Pimco was already whittling its exposure to longer-dated bonds, it wrote at the end of 2024.
"We have been reducing allocations to longer-dated bonds, which we find relatively less attractive. Over time, and at scale, that's the kind of investor behavior that can fulfill the bond vigilante role of disciplining governments by demanding more compensation," the bond firm wrote at the time, adding it was seeing better risk-reward in bonds with shorter maturities.
Indeed, the bond vigilantes that Pimco hinted at have been credited with sending yields higher this year amid trade war and deficit angst.
And more recently, KKR warned that investors shouldn't count on government debt to be the "shock absorbers" that they've relied on to shield them from volatility in the past.
In fact, the market for the debt has been so volatile that it's possible the US Treasury could reduce or even cancel future sales of 30-year bonds to stabilize yields, JPMorgan Asset Management's fixed income head, Bob Michele, said in a TV interview last week.
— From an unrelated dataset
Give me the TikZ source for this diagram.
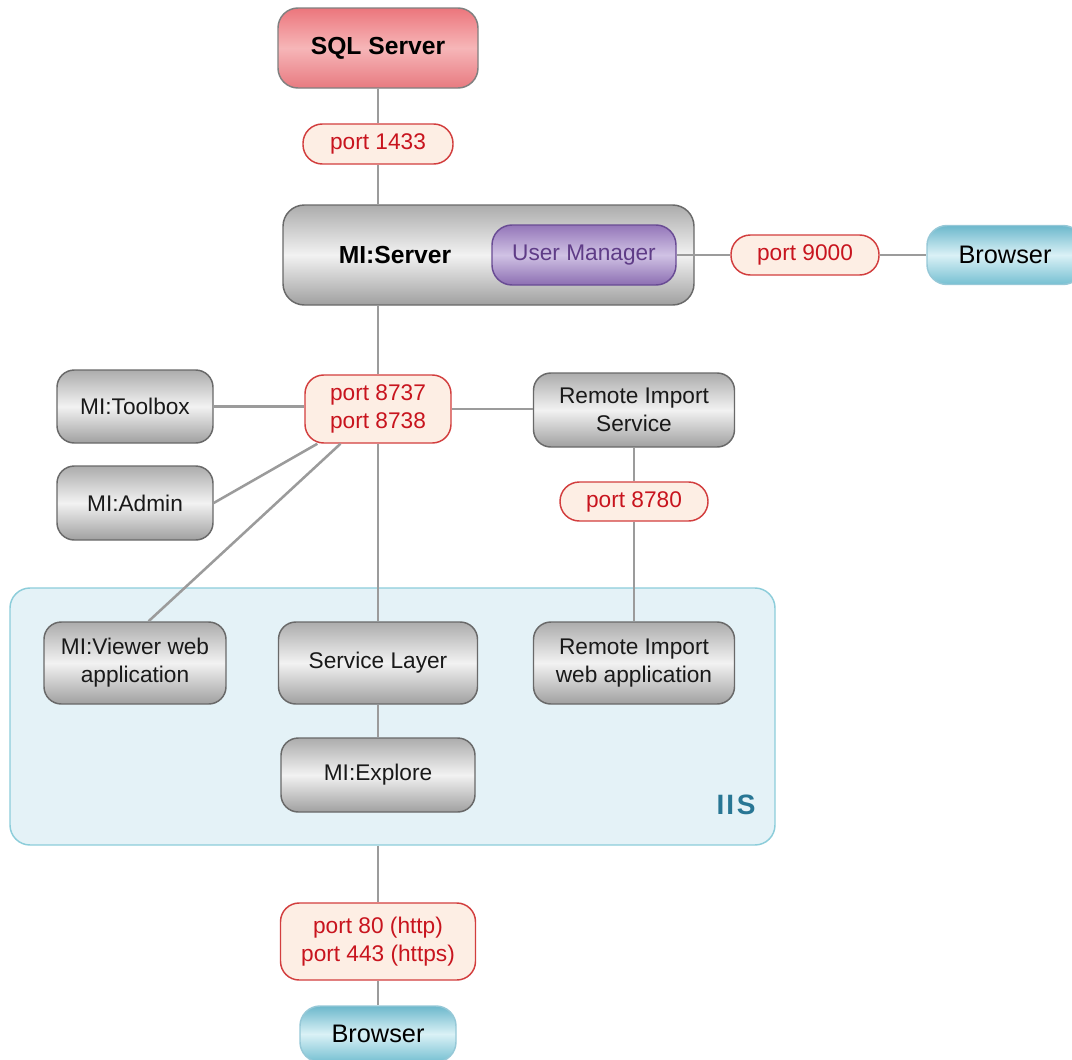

Michele added that the 10-year and 30-year bonds are trading more like risk assets.
"I'm concerned it's going to get worse before it gets better," Michele said of the bond market volatility.
The next auction of 30-year bonds is scheduled for June 12.
The 30-year yield is back below 5% this week after climbing above that threshold to the highest level since 2008 in May. However, the concerns that drove yields up haven't abated.
America's fiscal position is still an issue, and the GOP budget bill that passed through the House of Representatives in May could add trillions to the national deficit. Meanwhile, the US is now without a top-tier credit rating after Moody's downgraded its government debt in May.
"We have witnessed what can happen with interest rates if investors are concerned about the fiscal health of an economy," Verdence Capital Advisors CIO, Megan Horneman, said in a recent note. "It is important to remember that long-term rates are tied to net interest costs and many loans, especially mortgages." She added that the coming 30-year auction would be highly important.
But it's not just the US that's seeing investors demand more compensation to hold long-term debt. Governments around the world are seeing yields spiral higher while investors protest heavy government spending and a rapid pace of borrowing.